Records
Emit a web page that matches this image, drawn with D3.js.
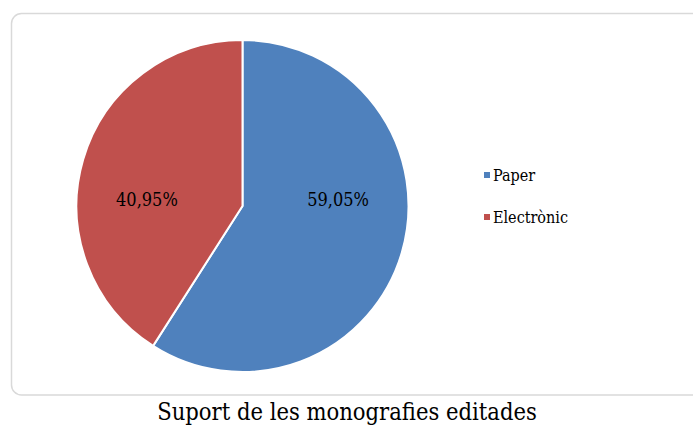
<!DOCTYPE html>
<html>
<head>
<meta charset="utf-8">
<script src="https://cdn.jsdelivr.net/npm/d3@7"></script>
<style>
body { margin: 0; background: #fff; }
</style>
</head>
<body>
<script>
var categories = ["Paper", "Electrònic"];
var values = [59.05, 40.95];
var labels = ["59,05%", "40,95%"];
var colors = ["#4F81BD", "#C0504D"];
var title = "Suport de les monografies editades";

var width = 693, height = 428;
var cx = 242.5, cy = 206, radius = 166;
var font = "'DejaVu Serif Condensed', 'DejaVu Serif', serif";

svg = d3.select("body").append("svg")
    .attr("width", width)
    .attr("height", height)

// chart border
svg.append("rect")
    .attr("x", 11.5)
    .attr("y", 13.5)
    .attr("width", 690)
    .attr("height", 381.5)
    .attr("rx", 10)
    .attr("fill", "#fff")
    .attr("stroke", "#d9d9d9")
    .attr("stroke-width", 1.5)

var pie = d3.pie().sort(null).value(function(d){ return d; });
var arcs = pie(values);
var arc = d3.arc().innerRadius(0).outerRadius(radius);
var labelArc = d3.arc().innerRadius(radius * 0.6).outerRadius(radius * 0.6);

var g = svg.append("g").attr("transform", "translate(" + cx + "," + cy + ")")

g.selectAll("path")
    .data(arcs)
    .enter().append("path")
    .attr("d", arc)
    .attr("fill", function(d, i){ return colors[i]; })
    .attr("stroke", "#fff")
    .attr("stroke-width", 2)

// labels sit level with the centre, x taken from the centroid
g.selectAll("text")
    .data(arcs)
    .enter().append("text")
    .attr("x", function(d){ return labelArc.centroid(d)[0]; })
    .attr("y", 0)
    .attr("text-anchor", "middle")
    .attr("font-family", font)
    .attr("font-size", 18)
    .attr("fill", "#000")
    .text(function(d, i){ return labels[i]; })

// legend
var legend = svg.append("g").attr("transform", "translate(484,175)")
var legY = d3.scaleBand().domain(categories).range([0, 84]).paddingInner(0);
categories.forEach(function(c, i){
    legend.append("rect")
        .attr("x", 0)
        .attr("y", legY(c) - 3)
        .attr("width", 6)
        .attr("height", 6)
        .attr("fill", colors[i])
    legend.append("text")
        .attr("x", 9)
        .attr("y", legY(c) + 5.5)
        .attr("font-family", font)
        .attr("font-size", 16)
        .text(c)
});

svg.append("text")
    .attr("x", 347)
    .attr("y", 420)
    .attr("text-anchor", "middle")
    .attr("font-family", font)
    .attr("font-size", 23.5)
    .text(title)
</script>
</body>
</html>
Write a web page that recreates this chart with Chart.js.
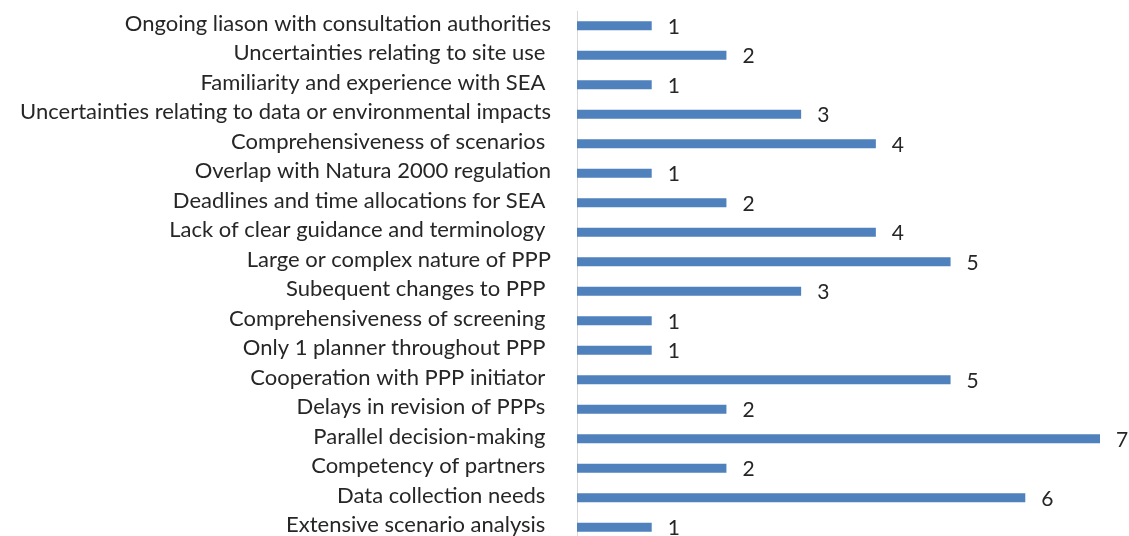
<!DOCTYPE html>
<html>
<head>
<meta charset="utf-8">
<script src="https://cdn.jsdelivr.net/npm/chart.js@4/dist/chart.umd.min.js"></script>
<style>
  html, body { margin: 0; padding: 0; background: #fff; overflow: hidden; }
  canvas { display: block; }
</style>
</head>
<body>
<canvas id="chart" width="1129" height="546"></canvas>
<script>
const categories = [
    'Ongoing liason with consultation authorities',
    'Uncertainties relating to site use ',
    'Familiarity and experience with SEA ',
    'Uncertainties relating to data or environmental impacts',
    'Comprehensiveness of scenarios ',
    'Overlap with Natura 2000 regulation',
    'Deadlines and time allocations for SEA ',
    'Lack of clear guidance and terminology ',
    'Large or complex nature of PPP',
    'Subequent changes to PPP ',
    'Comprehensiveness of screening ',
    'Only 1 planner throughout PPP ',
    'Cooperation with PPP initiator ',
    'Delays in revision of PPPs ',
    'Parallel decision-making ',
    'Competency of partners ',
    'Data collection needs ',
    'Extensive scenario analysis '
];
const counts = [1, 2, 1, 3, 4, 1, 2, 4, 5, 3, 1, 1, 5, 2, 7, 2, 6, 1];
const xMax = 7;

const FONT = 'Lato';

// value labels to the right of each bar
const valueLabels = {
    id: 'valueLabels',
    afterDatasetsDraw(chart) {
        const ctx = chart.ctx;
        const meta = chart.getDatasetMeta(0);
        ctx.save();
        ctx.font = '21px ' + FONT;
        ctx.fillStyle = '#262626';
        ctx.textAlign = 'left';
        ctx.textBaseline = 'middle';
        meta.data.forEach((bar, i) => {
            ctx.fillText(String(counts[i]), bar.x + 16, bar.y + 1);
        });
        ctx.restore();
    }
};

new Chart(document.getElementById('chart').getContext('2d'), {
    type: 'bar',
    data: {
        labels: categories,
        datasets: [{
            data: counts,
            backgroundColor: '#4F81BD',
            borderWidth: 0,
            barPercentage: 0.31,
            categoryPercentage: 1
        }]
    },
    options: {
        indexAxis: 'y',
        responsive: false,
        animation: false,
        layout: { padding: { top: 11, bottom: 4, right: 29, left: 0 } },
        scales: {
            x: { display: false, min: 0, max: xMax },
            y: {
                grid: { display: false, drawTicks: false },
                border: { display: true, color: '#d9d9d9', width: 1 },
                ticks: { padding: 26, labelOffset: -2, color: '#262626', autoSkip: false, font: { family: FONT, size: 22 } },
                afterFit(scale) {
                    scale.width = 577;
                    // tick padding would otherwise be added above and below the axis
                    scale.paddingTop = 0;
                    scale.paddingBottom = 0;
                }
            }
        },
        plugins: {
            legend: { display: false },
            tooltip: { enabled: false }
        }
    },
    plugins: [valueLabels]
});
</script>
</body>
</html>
...
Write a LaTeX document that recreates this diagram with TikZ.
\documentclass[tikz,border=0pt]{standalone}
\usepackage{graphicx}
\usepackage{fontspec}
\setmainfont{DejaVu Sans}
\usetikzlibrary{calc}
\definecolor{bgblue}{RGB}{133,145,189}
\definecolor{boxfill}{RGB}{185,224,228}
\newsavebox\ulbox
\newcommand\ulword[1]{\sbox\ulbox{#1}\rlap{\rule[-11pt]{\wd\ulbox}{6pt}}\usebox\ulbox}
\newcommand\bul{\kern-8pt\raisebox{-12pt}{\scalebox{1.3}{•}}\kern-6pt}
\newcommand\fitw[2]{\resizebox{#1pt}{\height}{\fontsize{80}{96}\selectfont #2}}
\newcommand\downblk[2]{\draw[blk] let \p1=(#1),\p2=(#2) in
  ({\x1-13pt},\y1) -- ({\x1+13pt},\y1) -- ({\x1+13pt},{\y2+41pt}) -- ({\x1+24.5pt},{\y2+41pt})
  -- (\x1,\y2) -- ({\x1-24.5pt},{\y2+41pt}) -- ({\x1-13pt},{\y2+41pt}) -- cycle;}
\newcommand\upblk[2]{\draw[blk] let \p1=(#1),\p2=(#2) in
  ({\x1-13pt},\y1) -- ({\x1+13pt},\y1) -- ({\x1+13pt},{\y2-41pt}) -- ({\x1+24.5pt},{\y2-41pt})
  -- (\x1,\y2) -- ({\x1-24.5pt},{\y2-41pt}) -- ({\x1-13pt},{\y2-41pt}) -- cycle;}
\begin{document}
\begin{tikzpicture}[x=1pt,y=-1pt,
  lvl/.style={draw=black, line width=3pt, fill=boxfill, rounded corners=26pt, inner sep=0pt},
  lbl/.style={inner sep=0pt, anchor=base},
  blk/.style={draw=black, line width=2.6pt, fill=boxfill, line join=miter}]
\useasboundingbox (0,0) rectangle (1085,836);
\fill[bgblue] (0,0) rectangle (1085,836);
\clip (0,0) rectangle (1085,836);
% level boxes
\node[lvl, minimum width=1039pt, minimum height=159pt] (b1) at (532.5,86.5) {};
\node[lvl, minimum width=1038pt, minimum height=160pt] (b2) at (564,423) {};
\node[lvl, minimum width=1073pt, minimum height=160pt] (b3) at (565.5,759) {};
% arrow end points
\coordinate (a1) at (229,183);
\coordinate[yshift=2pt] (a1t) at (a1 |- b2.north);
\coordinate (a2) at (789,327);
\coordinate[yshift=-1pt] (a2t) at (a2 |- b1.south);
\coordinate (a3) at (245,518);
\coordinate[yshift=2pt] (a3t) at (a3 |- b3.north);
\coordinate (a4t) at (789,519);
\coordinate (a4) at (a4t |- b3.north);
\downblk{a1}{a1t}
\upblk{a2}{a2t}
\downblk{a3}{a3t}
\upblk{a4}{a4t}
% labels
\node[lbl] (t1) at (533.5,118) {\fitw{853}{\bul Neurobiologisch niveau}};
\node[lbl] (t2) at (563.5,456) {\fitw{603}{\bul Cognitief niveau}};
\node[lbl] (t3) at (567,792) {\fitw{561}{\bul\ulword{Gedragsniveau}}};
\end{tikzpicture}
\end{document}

- REQUIRED TASK -
Make an exact copy of the lines from the one holding "Write a web" through the one holding "const FONT = 'Lato';", end lines included, without the pictures.

- SOLUTION TO THE EXERCISE -
Write a web page that recreates this chart with Chart.js.
<!DOCTYPE html>
<html>
<head>
<meta charset="utf-8">
<script src="https://cdn.jsdelivr.net/npm/chart.js@4/dist/chart.umd.min.js"></script>
<style>
  html, body { margin: 0; padding: 0; background: #fff; overflow: hidden; }
  canvas { display: block; }
</style>
</head>
<body>
<canvas id="chart" width="1129" height="546"></canvas>
<script>
const categories = [
    'Ongoing liason with consultation authorities',
    'Uncertainties relating to site use ',
    'Familiarity and experience with SEA ',
    'Uncertainties relating to data or environmental impacts',
    'Comprehensiveness of scenarios ',
    'Overlap with Natura 2000 regulation',
    'Deadlines and time allocations for SEA ',
    'Lack of clear guidance and terminology ',
    'Large or complex nature of PPP',
    'Subequent changes to PPP ',
    'Comprehensiveness of screening ',
    'Only 1 planner throughout PPP ',
    'Cooperation with PPP initiator ',
    'Delays in revision of PPPs ',
    'Parallel decision-making ',
    'Competency of partners ',
    'Data collection needs ',
    'Extensive scenario analysis '
];
const counts = [1, 2, 1, 3, 4, 1, 2, 4, 5, 3, 1, 1, 5, 2, 7, 2, 6, 1];
const xMax = 7;

const FONT = 'Lato';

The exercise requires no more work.